Mildred Harnack née Fish

Location 
Genthiner Straße 14
District
Tiergarten
Stone was laid
20 September 2013
Born
16 September 1902 in Milwaukee, Wisconsin
Verhaftet
07 September 1942 in Berlin-Plötzensee
Deportation
on 07 September 1942
Murdered
16 February 1943 in Berlin-Plötzensee
Mildred Fish grew up in a merchant family in Milwaukee, Wisconsin, in the USA. She was the youngest of four children. After studying English philology and history of literature, she became a lecturer in literature at Madison University, where she met her future husband, Arvid Harnack. They married in summer 1926. In 1929 Mildred followed her husband to Germany on a scholarship from the German Academic Exchange Service, gaining a post as a lecturer in American literature at Berlin University in 1931. After her dismissal in 1933, she started teaching English literature and history of literature at the Berlin municipal night school. Her students Karl Behrens, Bodo Schlösinger and Wilhelm Utech took part in a seminar on economic and political topics, led by Arvid Harnack. Mildred Harnack took advantage of her connections at the American Embassy to obtain speeches by Roosevelt and other politicians, news about the Spanish civil war, commentaries on Hitler’s policies and other information, which she compiled and passed on to like-minded acquaintances.

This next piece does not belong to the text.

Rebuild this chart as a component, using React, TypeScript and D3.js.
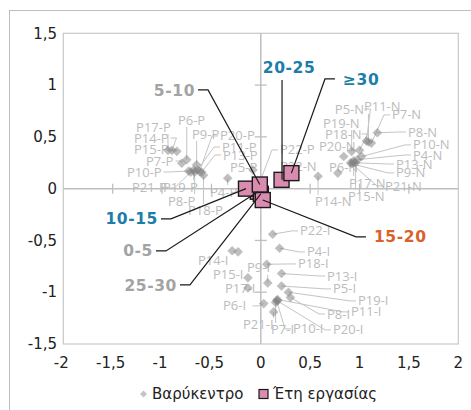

She sought contact with others holding oppositional or Nazi-critical views and tried to persuade them to perform resistance work. She supported her husband Arvid Harnack’s underground activities. In November 1941 she gained a PhD from the University of Giessen and became a lecturer at the Berlin University again. On 7 September 1942 Mildred Harnack was arrested with her husband and on 19 December 1942 sentenced to six years’ imprisonment. On 21 December 1942, however, Hitler revoked the sentence and on 16 January 1943 Mildred Harnack was condemned to death. She was murdered on 16 February 1943 in Berlin-Plötzensee.